Prompt: Start at the line containing "Emit a Python", stop at the line containing "import pandas as pd", and please reproduce every line in between, both ends included, without pictures.
___ Data shown ___
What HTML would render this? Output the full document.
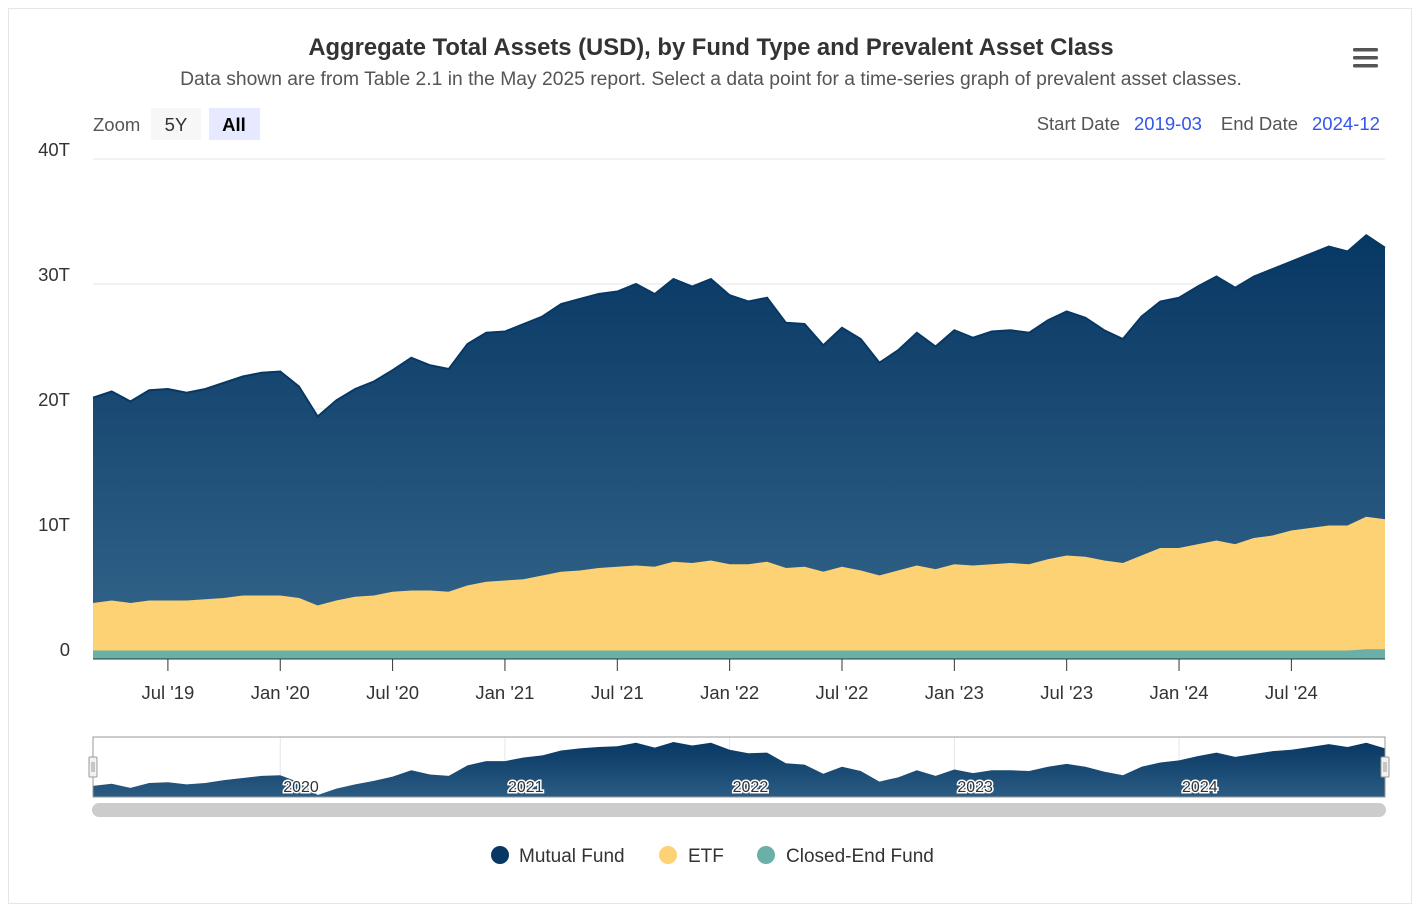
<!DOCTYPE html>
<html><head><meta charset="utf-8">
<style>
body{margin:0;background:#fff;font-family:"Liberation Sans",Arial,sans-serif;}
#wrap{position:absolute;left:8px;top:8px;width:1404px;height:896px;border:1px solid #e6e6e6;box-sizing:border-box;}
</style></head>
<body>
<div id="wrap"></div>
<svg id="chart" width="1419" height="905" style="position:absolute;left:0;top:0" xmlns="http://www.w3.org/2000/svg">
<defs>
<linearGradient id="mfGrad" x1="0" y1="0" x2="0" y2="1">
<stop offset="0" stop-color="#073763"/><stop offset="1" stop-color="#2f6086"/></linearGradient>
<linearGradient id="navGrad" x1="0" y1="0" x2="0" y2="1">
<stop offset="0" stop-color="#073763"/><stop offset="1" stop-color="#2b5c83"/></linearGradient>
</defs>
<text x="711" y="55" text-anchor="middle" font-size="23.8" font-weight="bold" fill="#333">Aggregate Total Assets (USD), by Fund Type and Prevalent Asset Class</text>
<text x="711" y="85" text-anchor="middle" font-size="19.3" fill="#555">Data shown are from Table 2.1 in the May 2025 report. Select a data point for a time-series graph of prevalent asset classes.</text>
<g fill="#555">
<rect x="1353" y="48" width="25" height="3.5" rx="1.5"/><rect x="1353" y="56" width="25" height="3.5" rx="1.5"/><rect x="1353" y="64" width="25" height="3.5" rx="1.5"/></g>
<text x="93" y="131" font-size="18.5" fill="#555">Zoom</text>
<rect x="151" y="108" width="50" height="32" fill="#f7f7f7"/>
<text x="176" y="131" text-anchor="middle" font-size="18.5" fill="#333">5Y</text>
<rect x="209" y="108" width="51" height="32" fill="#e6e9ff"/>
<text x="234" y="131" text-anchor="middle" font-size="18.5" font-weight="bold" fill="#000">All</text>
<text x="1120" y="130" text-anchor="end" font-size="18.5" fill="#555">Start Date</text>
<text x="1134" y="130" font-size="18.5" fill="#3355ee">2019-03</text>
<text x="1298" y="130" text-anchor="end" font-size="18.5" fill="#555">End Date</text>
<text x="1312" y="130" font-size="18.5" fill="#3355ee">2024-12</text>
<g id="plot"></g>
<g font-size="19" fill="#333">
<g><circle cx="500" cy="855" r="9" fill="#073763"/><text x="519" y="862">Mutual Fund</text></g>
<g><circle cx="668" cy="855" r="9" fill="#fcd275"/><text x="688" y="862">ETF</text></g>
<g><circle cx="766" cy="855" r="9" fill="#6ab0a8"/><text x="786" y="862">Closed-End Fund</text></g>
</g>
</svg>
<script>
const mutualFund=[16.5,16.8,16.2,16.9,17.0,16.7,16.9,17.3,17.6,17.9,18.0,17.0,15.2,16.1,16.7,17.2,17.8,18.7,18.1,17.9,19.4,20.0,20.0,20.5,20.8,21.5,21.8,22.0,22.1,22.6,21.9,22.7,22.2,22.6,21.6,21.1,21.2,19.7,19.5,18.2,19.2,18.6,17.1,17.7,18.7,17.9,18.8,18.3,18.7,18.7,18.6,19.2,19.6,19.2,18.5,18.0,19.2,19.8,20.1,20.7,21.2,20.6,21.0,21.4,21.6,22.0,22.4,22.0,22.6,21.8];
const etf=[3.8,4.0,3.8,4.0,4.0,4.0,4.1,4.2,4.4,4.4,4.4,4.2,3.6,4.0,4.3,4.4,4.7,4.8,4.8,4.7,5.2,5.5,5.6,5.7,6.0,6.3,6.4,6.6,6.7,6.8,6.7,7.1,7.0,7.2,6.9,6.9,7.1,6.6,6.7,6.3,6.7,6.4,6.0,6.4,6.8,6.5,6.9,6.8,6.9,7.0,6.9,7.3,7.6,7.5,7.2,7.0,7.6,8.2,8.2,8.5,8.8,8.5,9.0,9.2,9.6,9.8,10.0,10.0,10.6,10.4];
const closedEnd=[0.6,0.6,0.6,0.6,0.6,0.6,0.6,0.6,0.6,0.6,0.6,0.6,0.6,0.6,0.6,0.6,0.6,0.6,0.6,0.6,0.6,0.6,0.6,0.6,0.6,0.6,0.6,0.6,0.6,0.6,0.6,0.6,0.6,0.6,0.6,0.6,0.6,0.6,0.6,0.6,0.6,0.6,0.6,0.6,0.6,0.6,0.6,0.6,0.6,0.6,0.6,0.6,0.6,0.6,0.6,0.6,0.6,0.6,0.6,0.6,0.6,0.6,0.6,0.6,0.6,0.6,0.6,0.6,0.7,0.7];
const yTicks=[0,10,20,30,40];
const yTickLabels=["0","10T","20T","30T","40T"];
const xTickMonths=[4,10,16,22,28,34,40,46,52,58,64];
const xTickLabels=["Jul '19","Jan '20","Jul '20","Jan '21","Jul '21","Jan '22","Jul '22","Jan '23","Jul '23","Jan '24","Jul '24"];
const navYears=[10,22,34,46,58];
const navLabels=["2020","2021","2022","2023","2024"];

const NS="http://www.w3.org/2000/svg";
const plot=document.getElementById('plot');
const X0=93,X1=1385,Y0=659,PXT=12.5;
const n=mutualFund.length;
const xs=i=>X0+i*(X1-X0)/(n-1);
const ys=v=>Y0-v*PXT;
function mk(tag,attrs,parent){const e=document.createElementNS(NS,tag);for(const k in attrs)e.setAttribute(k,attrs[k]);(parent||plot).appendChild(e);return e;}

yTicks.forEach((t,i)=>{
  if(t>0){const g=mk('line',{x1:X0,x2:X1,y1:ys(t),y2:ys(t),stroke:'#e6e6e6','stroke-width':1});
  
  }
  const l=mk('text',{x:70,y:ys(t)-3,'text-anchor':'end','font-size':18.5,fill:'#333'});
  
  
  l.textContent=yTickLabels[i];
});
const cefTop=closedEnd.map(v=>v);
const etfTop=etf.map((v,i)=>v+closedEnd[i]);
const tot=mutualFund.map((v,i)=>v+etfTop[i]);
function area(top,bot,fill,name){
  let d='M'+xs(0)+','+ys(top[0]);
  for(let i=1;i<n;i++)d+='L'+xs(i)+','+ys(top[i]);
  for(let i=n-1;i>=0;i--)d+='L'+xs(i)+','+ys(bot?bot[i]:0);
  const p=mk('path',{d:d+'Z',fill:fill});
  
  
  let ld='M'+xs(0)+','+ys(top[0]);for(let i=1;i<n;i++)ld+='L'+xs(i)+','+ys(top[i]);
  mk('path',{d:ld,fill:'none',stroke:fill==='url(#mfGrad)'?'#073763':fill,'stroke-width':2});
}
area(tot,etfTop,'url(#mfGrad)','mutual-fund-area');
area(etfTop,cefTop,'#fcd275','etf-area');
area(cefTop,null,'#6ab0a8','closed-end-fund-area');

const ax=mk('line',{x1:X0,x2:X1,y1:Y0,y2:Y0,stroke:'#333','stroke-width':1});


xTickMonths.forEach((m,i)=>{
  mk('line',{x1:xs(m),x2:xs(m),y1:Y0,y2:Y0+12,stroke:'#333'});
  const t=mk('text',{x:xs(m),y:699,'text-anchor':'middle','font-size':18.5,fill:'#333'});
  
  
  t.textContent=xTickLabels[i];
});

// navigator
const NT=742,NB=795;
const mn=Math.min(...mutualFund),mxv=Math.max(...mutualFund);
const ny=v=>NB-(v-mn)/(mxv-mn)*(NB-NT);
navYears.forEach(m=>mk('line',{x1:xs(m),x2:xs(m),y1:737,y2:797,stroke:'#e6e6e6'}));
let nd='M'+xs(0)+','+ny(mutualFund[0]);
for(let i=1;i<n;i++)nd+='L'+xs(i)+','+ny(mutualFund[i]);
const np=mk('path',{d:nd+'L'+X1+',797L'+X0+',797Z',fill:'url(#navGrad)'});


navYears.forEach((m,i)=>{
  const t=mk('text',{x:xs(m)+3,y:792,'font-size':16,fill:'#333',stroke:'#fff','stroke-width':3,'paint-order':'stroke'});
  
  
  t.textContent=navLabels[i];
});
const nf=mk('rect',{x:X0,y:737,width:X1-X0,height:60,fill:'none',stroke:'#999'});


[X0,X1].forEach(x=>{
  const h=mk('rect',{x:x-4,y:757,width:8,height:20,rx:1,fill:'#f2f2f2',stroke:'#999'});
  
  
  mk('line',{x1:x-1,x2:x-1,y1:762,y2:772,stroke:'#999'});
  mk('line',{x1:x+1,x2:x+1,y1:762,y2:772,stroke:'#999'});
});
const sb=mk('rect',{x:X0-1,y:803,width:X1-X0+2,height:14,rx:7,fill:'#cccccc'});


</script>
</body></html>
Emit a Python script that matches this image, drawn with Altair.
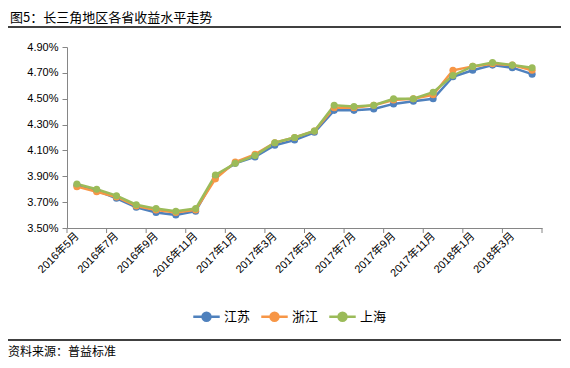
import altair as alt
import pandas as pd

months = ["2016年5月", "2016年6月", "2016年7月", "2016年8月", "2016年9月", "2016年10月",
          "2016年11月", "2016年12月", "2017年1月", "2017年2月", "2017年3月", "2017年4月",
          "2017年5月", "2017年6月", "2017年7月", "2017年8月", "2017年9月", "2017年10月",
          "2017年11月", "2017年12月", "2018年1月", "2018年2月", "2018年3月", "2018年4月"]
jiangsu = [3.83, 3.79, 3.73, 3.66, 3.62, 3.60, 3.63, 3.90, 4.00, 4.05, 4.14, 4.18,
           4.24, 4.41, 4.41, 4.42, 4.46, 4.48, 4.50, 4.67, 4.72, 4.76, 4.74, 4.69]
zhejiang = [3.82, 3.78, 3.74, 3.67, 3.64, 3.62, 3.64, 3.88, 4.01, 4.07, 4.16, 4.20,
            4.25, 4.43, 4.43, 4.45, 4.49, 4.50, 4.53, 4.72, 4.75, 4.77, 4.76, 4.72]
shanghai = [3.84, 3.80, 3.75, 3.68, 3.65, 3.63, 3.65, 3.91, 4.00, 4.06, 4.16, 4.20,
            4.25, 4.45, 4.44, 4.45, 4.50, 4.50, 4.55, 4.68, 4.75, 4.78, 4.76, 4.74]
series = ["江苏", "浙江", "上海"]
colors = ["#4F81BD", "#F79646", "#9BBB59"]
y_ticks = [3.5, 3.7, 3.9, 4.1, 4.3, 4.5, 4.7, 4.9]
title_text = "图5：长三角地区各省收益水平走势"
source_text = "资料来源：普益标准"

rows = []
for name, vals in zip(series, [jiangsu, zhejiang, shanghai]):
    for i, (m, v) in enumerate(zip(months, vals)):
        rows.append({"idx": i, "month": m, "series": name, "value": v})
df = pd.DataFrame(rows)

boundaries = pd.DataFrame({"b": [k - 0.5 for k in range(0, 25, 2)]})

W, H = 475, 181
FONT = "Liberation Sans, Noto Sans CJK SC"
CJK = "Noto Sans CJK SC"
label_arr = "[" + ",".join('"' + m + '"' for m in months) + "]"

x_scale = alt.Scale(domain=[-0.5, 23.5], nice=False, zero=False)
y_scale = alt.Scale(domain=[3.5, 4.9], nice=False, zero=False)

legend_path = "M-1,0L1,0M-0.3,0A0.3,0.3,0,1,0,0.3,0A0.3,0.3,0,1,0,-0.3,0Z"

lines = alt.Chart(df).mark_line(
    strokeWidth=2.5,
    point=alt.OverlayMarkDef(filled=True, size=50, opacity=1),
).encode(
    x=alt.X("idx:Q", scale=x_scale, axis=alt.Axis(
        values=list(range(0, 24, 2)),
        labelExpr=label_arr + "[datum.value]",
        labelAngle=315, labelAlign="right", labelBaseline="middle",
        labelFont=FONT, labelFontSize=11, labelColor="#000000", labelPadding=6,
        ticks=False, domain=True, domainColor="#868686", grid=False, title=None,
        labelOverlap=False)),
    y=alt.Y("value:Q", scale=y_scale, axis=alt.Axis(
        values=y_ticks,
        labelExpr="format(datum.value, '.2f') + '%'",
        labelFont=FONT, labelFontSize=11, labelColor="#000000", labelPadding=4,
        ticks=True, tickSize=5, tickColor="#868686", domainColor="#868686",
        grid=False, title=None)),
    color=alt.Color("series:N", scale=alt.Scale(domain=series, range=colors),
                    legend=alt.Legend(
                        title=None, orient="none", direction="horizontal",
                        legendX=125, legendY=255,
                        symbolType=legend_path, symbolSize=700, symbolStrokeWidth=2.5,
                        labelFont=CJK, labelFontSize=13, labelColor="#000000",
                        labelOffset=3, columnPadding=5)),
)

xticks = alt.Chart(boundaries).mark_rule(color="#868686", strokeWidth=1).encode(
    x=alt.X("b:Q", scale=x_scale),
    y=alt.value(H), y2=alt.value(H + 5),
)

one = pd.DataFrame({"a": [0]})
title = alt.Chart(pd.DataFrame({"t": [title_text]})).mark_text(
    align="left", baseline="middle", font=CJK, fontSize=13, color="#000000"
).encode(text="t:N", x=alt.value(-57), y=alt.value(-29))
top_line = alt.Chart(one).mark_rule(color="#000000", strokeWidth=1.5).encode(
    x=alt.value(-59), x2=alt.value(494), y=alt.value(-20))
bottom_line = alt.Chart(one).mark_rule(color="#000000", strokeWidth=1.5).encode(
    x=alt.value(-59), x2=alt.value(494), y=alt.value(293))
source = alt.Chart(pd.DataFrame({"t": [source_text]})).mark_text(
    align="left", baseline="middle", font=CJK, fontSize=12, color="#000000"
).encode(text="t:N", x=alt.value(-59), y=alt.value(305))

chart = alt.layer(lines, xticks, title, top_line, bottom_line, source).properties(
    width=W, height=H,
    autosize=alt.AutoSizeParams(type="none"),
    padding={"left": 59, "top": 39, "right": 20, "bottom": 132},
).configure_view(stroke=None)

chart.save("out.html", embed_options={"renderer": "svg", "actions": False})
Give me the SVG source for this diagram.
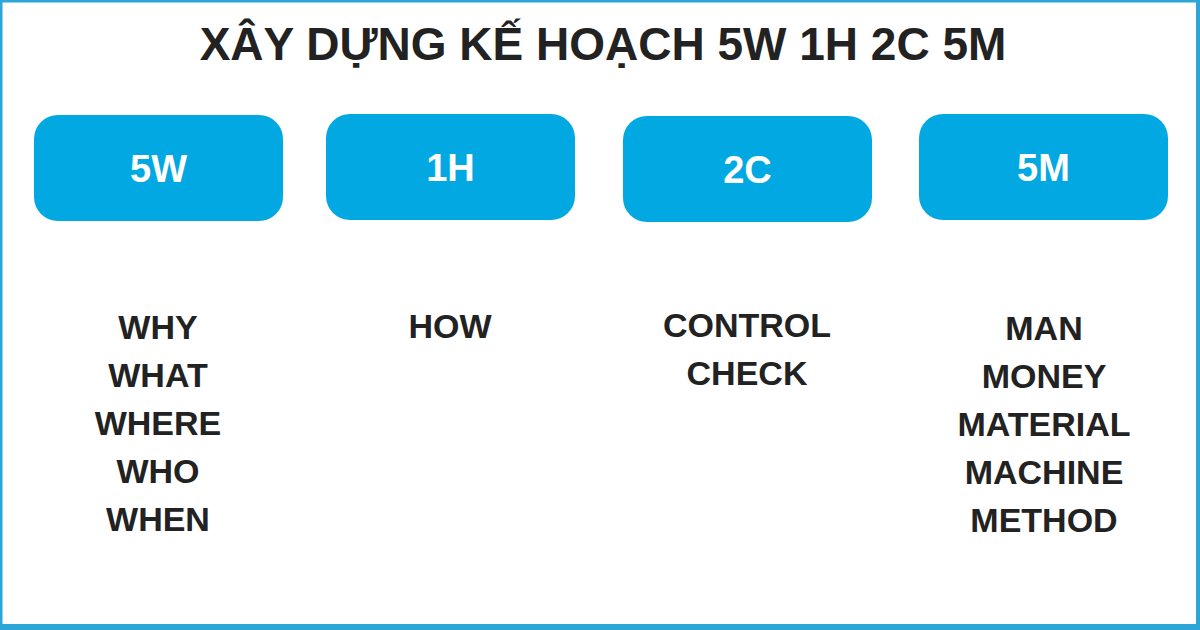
___
Problem solution:
Emit a Python script that matches this image, drawn with Altair.
import altair as alt
import pandas as pd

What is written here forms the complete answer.